I am given to understand that federal legislation requires that a boat with an engine larger than 9.9 horsepower be licensed, and that includes many boats in Canada. At present we have a paper only licensing system where a form is filled out that goes into a file cabinet and nowhere else. If a boat is licensed, carries a number and gets lost or stolen, how do police trace it? At present they cannot look it up on their computers because the only copy of the licence is in a file cabinet in some government office halfway across the country. As a result, thousands of small boats in the country are not licensed at all, and because the boat may be at a lake near a cottage, no one in authority really knows it exists.

The solution of course is a computerized licensing system, but I wonder if the general public out there is ready or willing to get into a new bureaucratic system on boats that has been taken for granted for years. I realize that boat traffic in some of the lakes and waterways in the mainland of Canada can be very dense during the summer months and tighter controls are necessary.

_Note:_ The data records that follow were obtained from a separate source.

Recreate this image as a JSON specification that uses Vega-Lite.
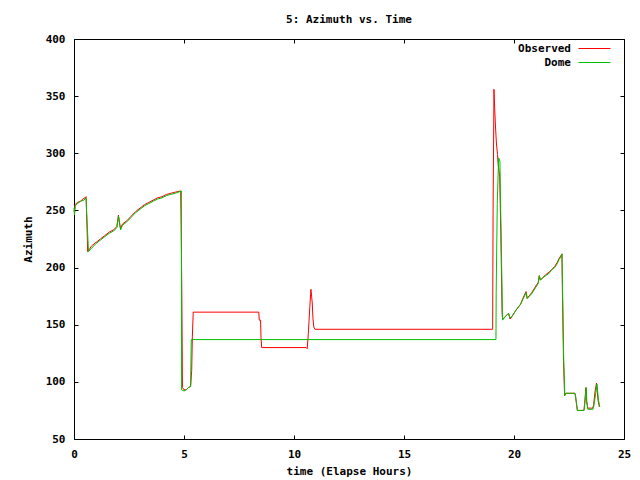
{
  "$schema": "https://vega.github.io/schema/vega-lite/v6.json",
  "width": 550,
  "height": 400,
  "autosize": "none",
  "padding": {"left": 74, "top": 39, "right": 16, "bottom": 41},
  "background": "white",
  "config": {
    "font": "DejaVu Sans Mono",
    "view": {"stroke": "black", "strokeWidth": 1},
    "axis": {"grid": false, "domain": false, "labelFlush": false, "tickColor": "black", "tickSize": -4, "labelColor": "black", "labelFont": "DejaVu Sans Mono", "labelFontWeight": "bold", "labelFontSize": 11, "titleFont": "DejaVu Sans Mono", "titleFontWeight": "bold", "titleFontSize": 11, "titleColor": "black"}
  },
  "title": {"text": "5: Azimuth vs. Time", "font": "DejaVu Sans Mono", "fontSize": 11, "fontWeight": "bold", "color": "black", "baseline": "alphabetic", "offset": -1},
  "data": {"values": [
    {"s":"Observed","t":0.00,"a":250},{"s":"Observed","t":0.03,"a":248},{"s":"Observed","t":0.05,"a":255},{"s":"Observed","t":0.15,"a":257},{"s":"Observed","t":0.30,"a":258},{"s":"Observed","t":0.40,"a":260},{"s":"Observed","t":0.50,"a":261},{"s":"Observed","t":0.55,"a":262},{"s":"Observed","t":0.57,"a":250},{"s":"Observed","t":0.60,"a":230},{"s":"Observed","t":0.62,"a":214},{"s":"Observed","t":0.70,"a":216},{"s":"Observed","t":0.80,"a":219},{"s":"Observed","t":1.00,"a":222},{"s":"Observed","t":1.20,"a":225},{"s":"Observed","t":1.40,"a":228},{"s":"Observed","t":1.60,"a":231},{"s":"Observed","t":1.80,"a":233},{"s":"Observed","t":1.95,"a":236},{"s":"Observed","t":2.02,"a":246},{"s":"Observed","t":2.08,"a":238},{"s":"Observed","t":2.12,"a":234},{"s":"Observed","t":2.20,"a":238},{"s":"Observed","t":2.40,"a":241},{"s":"Observed","t":2.60,"a":245},{"s":"Observed","t":2.80,"a":249},{"s":"Observed","t":3.00,"a":252},{"s":"Observed","t":3.20,"a":255},{"s":"Observed","t":3.40,"a":257},{"s":"Observed","t":3.60,"a":259},{"s":"Observed","t":3.80,"a":261},{"s":"Observed","t":4.00,"a":262},{"s":"Observed","t":4.20,"a":264},{"s":"Observed","t":4.40,"a":265},{"s":"Observed","t":4.60,"a":266},{"s":"Observed","t":4.85,"a":267},{"s":"Observed","t":4.87,"a":237},{"s":"Observed","t":4.90,"a":180},{"s":"Observed","t":4.93,"a":95},{"s":"Observed","t":5.00,"a":93},{"s":"Observed","t":5.10,"a":93},{"s":"Observed","t":5.20,"a":95},{"s":"Observed","t":5.30,"a":96},{"s":"Observed","t":5.35,"a":110},{"s":"Observed","t":5.38,"a":140},{"s":"Observed","t":5.42,"a":161},{"s":"Observed","t":8.40,"a":161},{"s":"Observed","t":8.42,"a":154},{"s":"Observed","t":8.48,"a":154},{"s":"Observed","t":8.50,"a":139},{"s":"Observed","t":8.53,"a":130},{"s":"Observed","t":10.55,"a":130},{"s":"Observed","t":10.60,"a":129},{"s":"Observed","t":10.65,"a":142},{"s":"Observed","t":10.72,"a":166},{"s":"Observed","t":10.77,"a":181},{"s":"Observed","t":10.80,"a":175},{"s":"Observed","t":10.83,"a":169},{"s":"Observed","t":10.86,"a":156},{"s":"Observed","t":10.90,"a":148},{"s":"Observed","t":10.95,"a":146},{"s":"Observed","t":19.03,"a":146},{"s":"Observed","t":19.05,"a":252},{"s":"Observed","t":19.09,"a":356},{"s":"Observed","t":19.12,"a":340},{"s":"Observed","t":19.16,"a":323},{"s":"Observed","t":19.20,"a":309},{"s":"Observed","t":19.25,"a":299},{"s":"Observed","t":19.28,"a":290},{"s":"Observed","t":19.35,"a":280},{"s":"Observed","t":19.40,"a":230},{"s":"Observed","t":19.46,"a":160},{"s":"Observed","t":19.48,"a":155},{"s":"Observed","t":19.55,"a":156},{"s":"Observed","t":19.65,"a":158},{"s":"Observed","t":19.75,"a":160},{"s":"Observed","t":19.82,"a":155},{"s":"Observed","t":19.90,"a":157},{"s":"Observed","t":20.10,"a":163},{"s":"Observed","t":20.30,"a":168},{"s":"Observed","t":20.40,"a":173},{"s":"Observed","t":20.55,"a":179},{"s":"Observed","t":20.60,"a":173},{"s":"Observed","t":20.80,"a":178},{"s":"Observed","t":21.00,"a":184},{"s":"Observed","t":21.10,"a":187},{"s":"Observed","t":21.15,"a":193},{"s":"Observed","t":21.20,"a":189},{"s":"Observed","t":21.30,"a":191},{"s":"Observed","t":21.45,"a":194},{"s":"Observed","t":21.60,"a":196},{"s":"Observed","t":21.70,"a":198},{"s":"Observed","t":21.85,"a":201},{"s":"Observed","t":21.95,"a":204},{"s":"Observed","t":22.05,"a":208},{"s":"Observed","t":22.15,"a":211},{"s":"Observed","t":22.18,"a":212},{"s":"Observed","t":22.20,"a":180},{"s":"Observed","t":22.25,"a":119},{"s":"Observed","t":22.30,"a":88},{"s":"Observed","t":22.35,"a":90},{"s":"Observed","t":22.77,"a":90},{"s":"Observed","t":22.80,"a":87},{"s":"Observed","t":22.88,"a":75},{"s":"Observed","t":23.18,"a":75},{"s":"Observed","t":23.21,"a":81},{"s":"Observed","t":23.27,"a":95},{"s":"Observed","t":23.30,"a":83},{"s":"Observed","t":23.35,"a":77},{"s":"Observed","t":23.58,"a":77},{"s":"Observed","t":23.62,"a":80},{"s":"Observed","t":23.68,"a":91},{"s":"Observed","t":23.75,"a":99},{"s":"Observed","t":23.82,"a":84},{"s":"Observed","t":23.88,"a":78},
    {"s":"Dome","t":0.00,"a":252},{"s":"Dome","t":0.02,"a":246},{"s":"Dome","t":0.05,"a":254},{"s":"Dome","t":0.15,"a":256},{"s":"Dome","t":0.30,"a":258},{"s":"Dome","t":0.45,"a":259},{"s":"Dome","t":0.55,"a":261},{"s":"Dome","t":0.57,"a":250},{"s":"Dome","t":0.62,"a":230},{"s":"Dome","t":0.66,"a":214},{"s":"Dome","t":0.80,"a":217},{"s":"Dome","t":1.00,"a":221},{"s":"Dome","t":1.20,"a":224},{"s":"Dome","t":1.40,"a":227},{"s":"Dome","t":1.60,"a":230},{"s":"Dome","t":1.80,"a":232},{"s":"Dome","t":1.95,"a":235},{"s":"Dome","t":2.02,"a":245},{"s":"Dome","t":2.08,"a":237},{"s":"Dome","t":2.12,"a":233},{"s":"Dome","t":2.20,"a":237},{"s":"Dome","t":2.40,"a":240},{"s":"Dome","t":2.60,"a":244},{"s":"Dome","t":2.80,"a":248},{"s":"Dome","t":3.00,"a":251},{"s":"Dome","t":3.20,"a":254},{"s":"Dome","t":3.40,"a":256},{"s":"Dome","t":3.60,"a":258},{"s":"Dome","t":3.80,"a":260},{"s":"Dome","t":4.00,"a":261},{"s":"Dome","t":4.20,"a":263},{"s":"Dome","t":4.40,"a":264},{"s":"Dome","t":4.60,"a":265},{"s":"Dome","t":4.88,"a":267},{"s":"Dome","t":4.89,"a":93},{"s":"Dome","t":5.00,"a":92},{"s":"Dome","t":5.10,"a":93},{"s":"Dome","t":5.20,"a":95},{"s":"Dome","t":5.30,"a":96},{"s":"Dome","t":5.33,"a":137},{"s":"Dome","t":19.18,"a":137},{"s":"Dome","t":19.19,"a":178},{"s":"Dome","t":19.24,"a":256},{"s":"Dome","t":19.30,"a":296},{"s":"Dome","t":19.36,"a":293},{"s":"Dome","t":19.39,"a":256},{"s":"Dome","t":19.45,"a":189},{"s":"Dome","t":19.48,"a":154},{"s":"Dome","t":19.60,"a":157},{"s":"Dome","t":19.75,"a":160},{"s":"Dome","t":19.82,"a":156},{"s":"Dome","t":19.90,"a":157},{"s":"Dome","t":20.10,"a":163},{"s":"Dome","t":20.30,"a":168},{"s":"Dome","t":20.40,"a":172},{"s":"Dome","t":20.55,"a":178},{"s":"Dome","t":20.60,"a":173},{"s":"Dome","t":20.80,"a":177},{"s":"Dome","t":21.00,"a":183},{"s":"Dome","t":21.10,"a":186},{"s":"Dome","t":21.15,"a":193},{"s":"Dome","t":21.20,"a":189},{"s":"Dome","t":21.30,"a":191},{"s":"Dome","t":21.45,"a":193},{"s":"Dome","t":21.60,"a":195},{"s":"Dome","t":21.70,"a":198},{"s":"Dome","t":21.85,"a":200},{"s":"Dome","t":21.95,"a":203},{"s":"Dome","t":22.05,"a":207},{"s":"Dome","t":22.15,"a":210},{"s":"Dome","t":22.18,"a":212},{"s":"Dome","t":22.21,"a":180},{"s":"Dome","t":22.26,"a":119},{"s":"Dome","t":22.31,"a":88},{"s":"Dome","t":22.36,"a":90},{"s":"Dome","t":22.77,"a":90},{"s":"Dome","t":22.80,"a":87},{"s":"Dome","t":22.88,"a":75},{"s":"Dome","t":23.18,"a":75},{"s":"Dome","t":23.22,"a":81},{"s":"Dome","t":23.28,"a":95},{"s":"Dome","t":23.31,"a":83},{"s":"Dome","t":23.36,"a":76},{"s":"Dome","t":23.59,"a":76},{"s":"Dome","t":23.64,"a":80},{"s":"Dome","t":23.72,"a":91},{"s":"Dome","t":23.77,"a":98},{"s":"Dome","t":23.84,"a":84},{"s":"Dome","t":23.90,"a":78}
  ]},
  "layer": [
    {
      "mark": {"type": "line", "strokeWidth": 1, "interpolate": "linear"},
      "encoding": {
        "x": {"field": "t", "type": "quantitative", "scale": {"domain": [0, 25], "nice": false, "zero": false}, "axis": {"orient": "bottom", "values": [0, 5, 10, 15, 20, 25], "labelPadding": 13, "title": "time (Elapse Hours)", "titlePadding": 6}},
        "y": {"field": "a", "type": "quantitative", "scale": {"domain": [50, 400], "nice": false, "zero": false}, "axis": {"orient": "left", "values": [50, 100, 150, 200, 250, 300, 350, 400], "labelPadding": 13, "title": "Azimuth", "titlePadding": 12}},
        "color": {"field": "s", "type": "nominal", "sort": ["Observed", "Dome"], "scale": {"domain": ["Observed", "Dome"], "range": ["#ff0000", "#00c000"]}, "legend": {"orient": "none", "legendX": 515, "legendY": 4, "title": null, "padding": 0, "symbolType": "M-4,0H4", "symbolSize": 64, "symbolStrokeWidth": 1, "symbolOpacity": 1, "labelAlign": "right", "labelOffset": -29, "labelFont": "DejaVu Sans Mono", "labelFontWeight": "bold", "labelFontSize": 11, "labelColor": "black", "rowPadding": 2, "encode": {"symbols": {"update": {"stroke": {"scale": "color", "field": "value"}, "strokeWidth": {"value": 1}, "opacity": {"value": 1}}}}}}
      }
    },
    {
      "mark": {"type": "line", "opacity": 0},
      "encoding": {
        "x": {"field": "t", "type": "quantitative", "axis": {"orient": "top", "values": [0, 5, 10, 15, 20, 25], "labels": false, "title": null}},
        "y": {"field": "a", "type": "quantitative", "axis": {"orient": "right", "values": [50, 100, 150, 200, 250, 300, 350, 400], "labels": false, "title": null}}
      }
    }
  ],
  "resolve": {"axis": {"x": "independent", "y": "independent"}}
}
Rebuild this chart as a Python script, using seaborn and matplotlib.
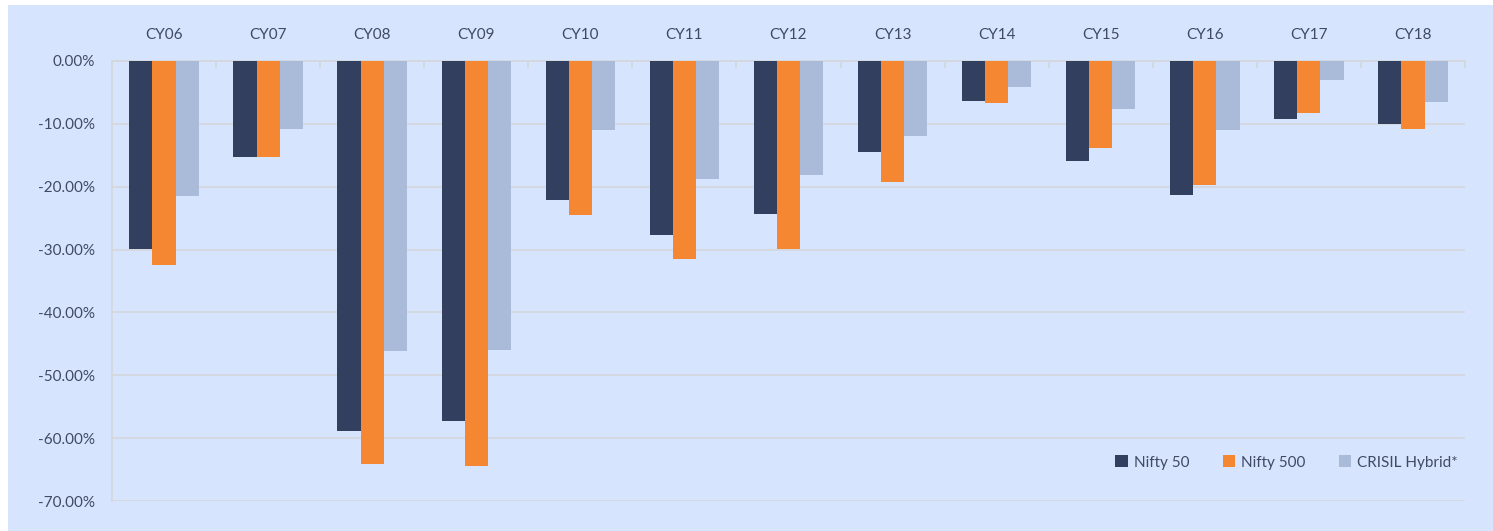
import pandas as pd
import matplotlib.pyplot as plt
import matplotlib.ticker as mtick
import seaborn as sns

# Calendar years and drawdowns per index
years = ['CY06', 'CY07', 'CY08', 'CY09', 'CY10', 'CY11', 'CY12',
         'CY13', 'CY14', 'CY15', 'CY16', 'CY17', 'CY18']
nifty_50 = [-29.9, -15.3, -58.8, -57.2, -22.1, -27.7, -24.4,
            -14.5, -6.4, -15.9, -21.3, -9.2, -10.1]
nifty_500 = [-32.5, -15.3, -64.1, -64.5, -24.5, -31.5, -29.9,
             -19.2, -6.7, -13.8, -19.8, -8.3, -10.8]
crisil_hybrid = [-21.5, -10.8, -46.2, -45.9, -10.9, -18.8, -18.2,
                 -12.0, -4.2, -7.6, -10.9, -3.0, -6.6]
series_names = ['Nifty 50', 'Nifty 500', 'CRISIL Hybrid*']
colors = ['#333F5F', '#F58733', '#AABAD9']

df = pd.DataFrame({'year': years * 3,
                   'index': sum([[n] * len(years) for n in series_names], []),
                   'value': [v / 100 for v in nifty_50 + nifty_500 + crisil_hybrid]})

sns.set_style('white')
plt.rcParams['font.family'] = ['Lato', 'DejaVu Sans']
plt.rcParams['axes.unicode_minus'] = False
text_color = '#404A66'
bg = '#D6E4FD'
grid_color = '#D3D6DC'

fig = plt.figure(figsize=(14.93, 5.31), dpi=100, facecolor='white')
# blue chart area (small white margin top and left like the source)
fig.patches.append(plt.Rectangle((8 / 1493, 0), 1, 1 - 5 / 531, transform=fig.transFigure,
                                 facecolor=bg, edgecolor='none', zorder=-10))
ax = fig.add_axes([112 / 1493, 1 - 501 / 531, (1465 - 112) / 1493, (501 - 61) / 531])
ax.set_facecolor(bg)

sns.barplot(data=df, x='year', y='value', hue='index', palette=colors,
            width=0.667, gap=0, linewidth=0, saturation=1, ax=ax, zorder=3)

ax.set_ylim(-0.70, 0)
ax.set_xlim(-0.5, len(years) - 0.5)
ax.yaxis.set_major_locator(mtick.MultipleLocator(0.10))
ax.yaxis.set_major_formatter(mtick.PercentFormatter(xmax=1, decimals=2))
ax.yaxis.grid(True, color=grid_color, linewidth=1.2, zorder=0)
ax.set_axisbelow(True)

# category labels on top, tick marks at the category boundaries
ax.xaxis.tick_top()
ax.tick_params(axis='x', which='major', length=0, pad=14, labelsize=11, labelcolor=text_color)
ax.set_xticks([i + 0.5 for i in range(-1, len(years))], minor=True)
ax.tick_params(axis='x', which='minor', direction='in', length=5, color=grid_color, width=1.2)
ax.tick_params(axis='y', length=6, color=grid_color, width=1.2, labelsize=11,
               labelcolor=text_color, pad=6)

for side in ['bottom', 'right']:
    ax.spines[side].set_visible(False)
for side in ['top', 'left']:
    ax.spines[side].set_color(grid_color)
    ax.spines[side].set_linewidth(1.2)

ax.set_xlabel('')
ax.set_ylabel('')
ax.legend(title=None, ncol=3, frameon=False, loc='lower right',
          bbox_to_anchor=(1.005, 0.04), fontsize=11, labelcolor=text_color,
          handlelength=0.8, handleheight=0.8, handletextpad=0.4, columnspacing=2.2)

fig.savefig('out.png', dpi=100, facecolor='white')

In rural Canada, however, such a new intrusion into peoples' lives may not be welcome. My problem of course is that the bill raises more questions than it probably answers.

Bill C-14 claims to be progressive in that enforcement mechanisms would allow for administrative penalties in addition to the usual court proceedings. In theory, this would allow the minister to take action against lesser infractions without dragging someone into court and maybe giving him or her a criminal record. That could be very good.

However, in court one must be found guilty beyond a reasonable doubt and one has the protection of the charter of rights. In an administrative penalty, the onus on the minister to prove guilt is far less onerous. Just about all the witnesses commented that they disagreed with the administrative penalties because one would not have full access to due process as one would have in a court of law. I do not know if that is good or bad. I guess we will have to wait and see.

At the beginning of my remarks, I mentioned that the amendments to the Shipping Conferences Exemption Act were purported to encourage more competition in the shipping industry. The exemption in the act's title refers to exemption from Canada's competition laws which would normally outlaw cartel activities. In particular, the Minister of Transport claimed that the bill would bring our legislation more in line with our American trading partners. The shipping conferences generally agreed but people with goods to ship, the Canadian Shipping Council for instance, did not. We will wait to see where that leads as well.

Shippers want to be able to enter into confidential contracts with individual shipping lines so as to get the lowest price for shipping their goods. This bill would allow them to do so, but there is no clause requiring the owner of the ship to keep the details of such a contract secret from other shipowners in the conference.

In the United States a shipper can enter into such a confidential contract but in the U.S. the owners of the ship and the members of the conference are expressly forbidden to share the details of the contract with fellow conference members. The change in our rules would be a step toward the American rules but falls a bit short of them.

The shippers wanted a dispute settling mechanism in the legislation but were also disappointed. As well, they wanted a sunset clause ultimately phasing out the cartels over a number of years, and they lost that battle as well.

All told, the shipping conference legislation changes little that would help our exporters and importers. The bill merely makes some administrative improvements to the status quo.

I am given to understand that changes to Canada's shipping laws have been in the works for many years and there have been extensive consultations with many stakeholders. I am reluctant to vote against the bill if there has been that kind of wide consultation. However, I have grave reservations about the implications for small pleasure and commercial vessels. I fear that in due course the public may be in for more bureaucratic entanglements than they currently expect or want.

Canada Shipping Act, 2001Government Orders

5:05 p.m.

The Deputy Speaker

Is the House ready for the question?